A man arrested for whom police needed a flash grenade to flush out of a Black Creek public washroom was sentenced in provincial court in Courtenay Tuesday.
Stephen Charles Pawlak, 44, of Campbell River was given a four-year sentence for weapons charges, but with credit for time in custody, this brought the net time down to two years less a day.
Pawlak was arrested in October 2019 after an altercation at the Black Creek General Store where, carrying a pistol, he pulled in to use the washroom.
“The police waited for five minutes,” Judge Brian Hutcheson said.
Pawlak tried to block the door, and police ultimately used a flash grenade.
RCMP had been following him after receiving information from a retired police officer that Pawlak had mentioned shooting an RCMP member in the face if the RCMP member approached him. The witness was concerned that Pawlak was in an agitated state and reported it to police. The witness’s initial interaction with Pawlak over the weapon had taken place a couple of weeks before.
“Mr. Pawlak had the gun for a minimum of two weeks,” Hutcheson said, adding there was no evidence the accused had any intent to dispose of the gun, a .38-calibre pistol.
Initially, Pawlak was charged with uttering threats, along with seven other charges, mostly weapons related.
Last October, he pleaded guilty to two of the eight charges: one for the firearm and ammunition and a second for possession contrary to a court order. The other charges were stayed.
In court Tuesday, Hutcheson considered mitigating factors such as Pawlak’s difficult upbringing, which included abuse, substance abuse and his pleas to the two charges. A pre-sentence report outlined challenges for him, but also included comments from a couple of corrections officers that his behaviour in custody has improved as he has gotten older.

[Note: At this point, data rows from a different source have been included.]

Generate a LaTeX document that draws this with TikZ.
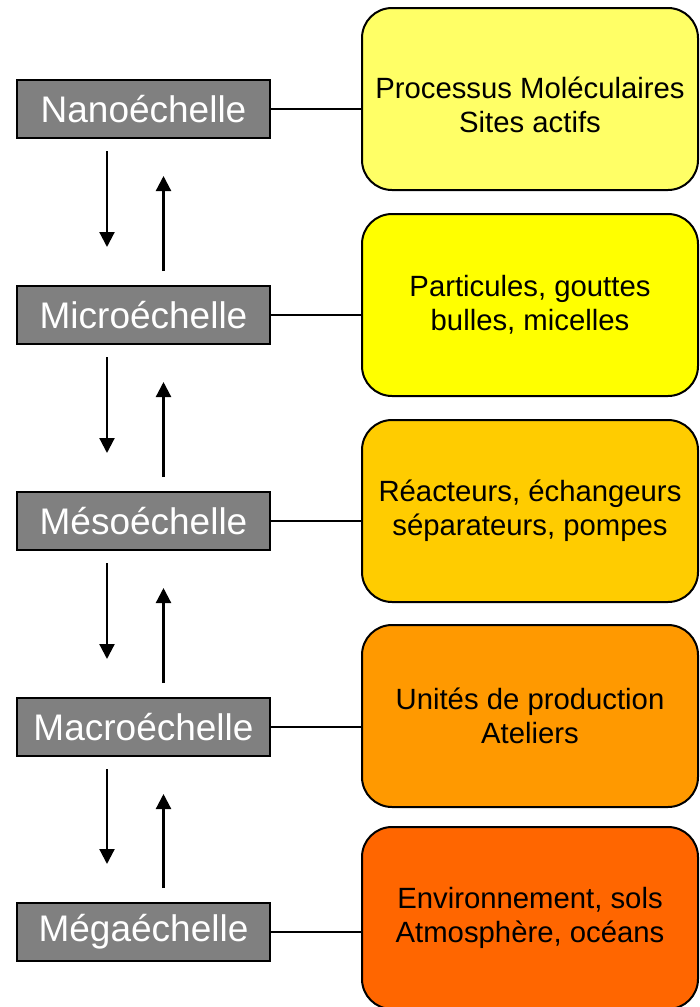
\documentclass[tikz,border=0pt]{standalone}
\usepackage{fontspec}
\setmainfont{Liberation Sans}
\usetikzlibrary{arrows.meta}
\definecolor{grayfill}{HTML}{808080}
\definecolor{c1}{HTML}{FFFF66}
\definecolor{c2}{HTML}{FFFF00}
\definecolor{c3}{HTML}{FFCC00}
\definecolor{c4}{HTML}{FF9900}
\definecolor{c5}{HTML}{FF6600}
\tikzset{
  scalebox/.style={draw=black, line width=2pt, fill=grayfill, text=white,
    minimum width=253pt, minimum height=58pt, inner sep=0pt,
    font=\fontsize{37}{42}\selectfont},
  infobox/.style={draw=black, line width=2pt, rounded corners=30pt,
    minimum width=336pt, minimum height=182pt, inner sep=0pt, align=center,
    font=\fontsize{29.3}{34}\selectfont},
  link/.style={line width=2.2pt},
  arr/.style={line width=2.2pt, -{Triangle[width=15pt,length=15pt]}}
}
\begin{document}
\begin{tikzpicture}[x=1pt,y=-1pt]
\useasboundingbox (0,0) rectangle (700,1007);
\node[scalebox] (s1) at (143.5,109) {Nanoéchelle};
\node[scalebox] (s2) at (143.5,315) {Microéchelle};
\node[scalebox] (s3) at (143.5,521) {Mésoéchelle};
\node[scalebox] (s4) at (143.5,727) {Macroéchelle};
\node[scalebox] (s5) at (143.5,932) {Mégaéchelle};
\node[infobox, fill=c1] (r1) at (530,99) {\rule{0pt}{34pt}Processus Moléculaires\\Sites actifs};
\node[infobox, fill=c2] (r2) at (530,305) {Particules, gouttes\\bulles, micelles};
\node[infobox, fill=c3] (r3) at (530,511) {Réacteurs, échangeurs\\séparateurs, pompes};
\node[infobox, fill=c4] (r4) at (530,716) {Unités de production\\Ateliers};
\node[infobox, fill=c5] (r5) at (530,918) {Environnement, sols\\Atmosphère, océans};
\foreach \i in {1,...,5}{
  \draw[link] (s\i.east) -- (s\i.east -| r\i.west);
}
\foreach \i/\j in {1/2,2/3,3/4,4/5}{
  \draw[arr] ([xshift=-36.5pt,yshift=-12pt]s\i.south) -- ([xshift=-36.5pt,yshift=38pt]s\j.north);
  \draw[arr] ([xshift=20pt,yshift=14pt]s\j.north) -- ([xshift=20pt,yshift=-37pt]s\i.south);
}
\end{tikzpicture}
\end{document}
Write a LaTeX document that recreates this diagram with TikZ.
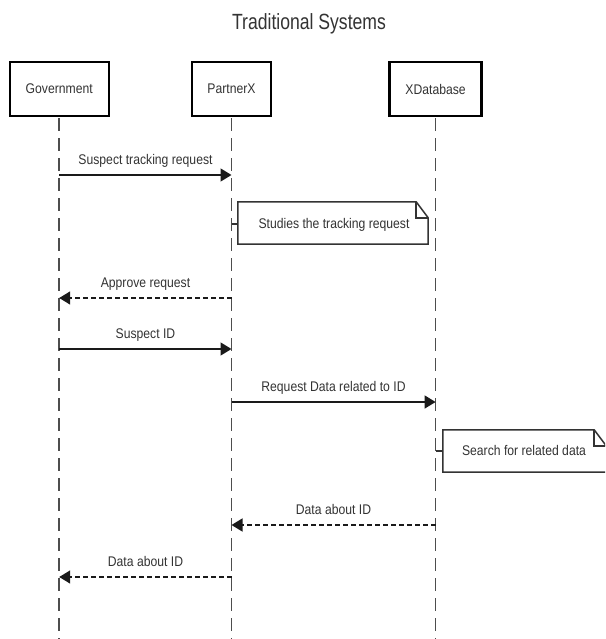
\documentclass[tikz,border=0pt]{standalone}
\usepackage{fontspec}
\setmainfont[FakeStretch=0.87]{Liberation Sans}
\newfontfamily\titlefont[FakeStretch=0.8]{Liberation Sans}
\usetikzlibrary{arrows.meta,calc}
\definecolor{ink}{HTML}{333333}
\definecolor{arr}{HTML}{1A1A1A}
\definecolor{lline}{HTML}{4D4D4D}
\tikzset{
  actor/.style={draw=black, line width=2.4pt, fill=white, minimum height=54pt, inner sep=0pt,
    font=\fontsize{14}{16}\selectfont, text=ink},
  lifeline/.style={draw=lline, line width=1.6pt, dash pattern=on 13pt off 7pt},
  msg/.style={draw=arr, line width=1.5pt, -{Triangle[length=11pt,width=13pt]}},
  reply/.style={msg, dash pattern=on 5pt off 3pt},
  lbl/.style={font=\fontsize{14}{16}\selectfont, text=ink, anchor=base, inner sep=0pt},
  notebox/.style={inner sep=0pt, font=\fontsize{14}{16}\selectfont, text=ink},
  noteline/.style={draw=ink, line width=1.5pt, line join=miter},
}
\begin{document}
\begin{tikzpicture}[x=1pt,y=-1pt]
\useasboundingbox (0,0) rectangle (605,639);
\clip (0,0) rectangle (605,639);
% title
\node[font=\titlefont\fontsize{22}{24}\selectfont, text=ink, anchor=base, inner sep=0pt] (title) at (309,30) {Traditional Systems};
% actors
\node[actor, minimum width=99pt] (gov) at (59.2,89) {Government};
\node[actor, minimum width=79.5pt] (px) at (231.5,89) {PartnerX};
\node[actor, minimum width=92pt] (xdb) at (435.6,89) {XDatabase};
% lifeline ends
\coordinate (govEnd) at (59.2,639);
\coordinate (pxEnd) at (231.5,639);
\coordinate (xdbEnd) at (435.6,639);
\draw[lifeline] ([yshift=-1.2pt]gov.south) -- (govEnd);
\draw[lifeline] ([yshift=-1.2pt]px.south) -- (pxEnd);
\draw[lifeline] ([yshift=-1.2pt]xdb.south) -- (xdbEnd);
% message coordinates
\coordinate (m1a) at (59.2,175);  \coordinate (m1b) at (231.5,175);
\coordinate (m2a) at (231.5,298); \coordinate (m2b) at (59.2,298);
\coordinate (m3a) at (59.2,349);  \coordinate (m3b) at (231.5,349);
\coordinate (m4a) at (231.5,402); \coordinate (m4b) at (435.6,402);
\coordinate (m5a) at (435.6,525); \coordinate (m5b) at (231.5,525);
\coordinate (m6a) at (231.5,577); \coordinate (m6b) at (59.2,577);
% messages
\draw[msg] (m1a) -- (m1b);
\node[lbl] (l1) at (145.5,164.8) {Suspect tracking request};
\draw[reply] (m2a) -- (m2b);
\node[lbl] (l2) at (145.5,287.8) {Approve request};
\draw[msg] (m3a) -- (m3b);
\node[lbl] (l3) at (145.5,338.8) {Suspect ID};
\draw[msg] (m4a) -- (m4b);
\node[lbl] (l4) at (333.5,391.8) {Request Data related to ID};
\draw[reply] (m5a) -- (m5b);
\node[lbl] (l5) at (333.5,514.8) {Data about ID};
\draw[reply] (m6a) -- (m6b);
\node[lbl] (l6) at (145.5,566.8) {Data about ID};
% note 1
\node[notebox, minimum width=190pt, minimum height=42pt] (n1) at (333,223) {};
\fill[white] (n1.north west) rectangle (n1.south east);
\draw[noteline] (n1.north west) -- ([xshift=-12pt]n1.north east) -- ([yshift=-16pt]n1.north east) -- (n1.south east) -- (n1.south west) -- cycle;
\draw[noteline] ([xshift=-12pt]n1.north east) -- ([xshift=-12pt,yshift=-16pt]n1.north east) -- ([yshift=-16pt]n1.north east);
\node[lbl] (n1t) at (334,228) {Studies the tracking request};
\coordinate (c1) at (231.5,224);
\draw[noteline] (c1) -- (c1 -| n1.west);
% note 2
\node[notebox, minimum width=163pt, minimum height=42pt] (n2) at (524.5,451) {};
\fill[white] (n2.north west) rectangle (n2.south east);
\draw[noteline] (n2.north west) -- ([xshift=-12pt]n2.north east) -- ([yshift=-16pt]n2.north east) -- (n2.south east) -- (n2.south west) -- cycle;
\draw[noteline] ([xshift=-12pt]n2.north east) -- ([xshift=-12pt,yshift=-16pt]n2.north east) -- ([yshift=-16pt]n2.north east);
\node[lbl] (n2t) at (524,455.5) {Search for related data};
\coordinate (c2) at (435.6,451);
\draw[noteline] (c2) -- (c2 -| n2.west);
\end{tikzpicture}
\end{document}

As aggravating factors, the judge had to consider principles such as denunciation of firearms as well as Pawlak’s record of nearly 50 offences, including five robberies, break-ins, assaults and previous lifetime firearms bans.
“The Crown points to Mr. Pawlak’s lengthy record,” Hutcheson said.
Hutcheson’s decision for a four-year sentence fell midway between what Crown and defence counsel considered appropriate. What followed was a sometimes convoluted math exercise between the judge and the lawyers that came down to a matter of days. In the end, all sides agreed for the sum of two years less a day, which was in line with Pawlak’s wish for provincial rather federal time. The count for breaching the firearm ban also got a one-year concurrent sentence.
Pawlak’s sentence also includes a DNA order, a firearms ban and a probation order for two years that consists of a non-contact order with a witness.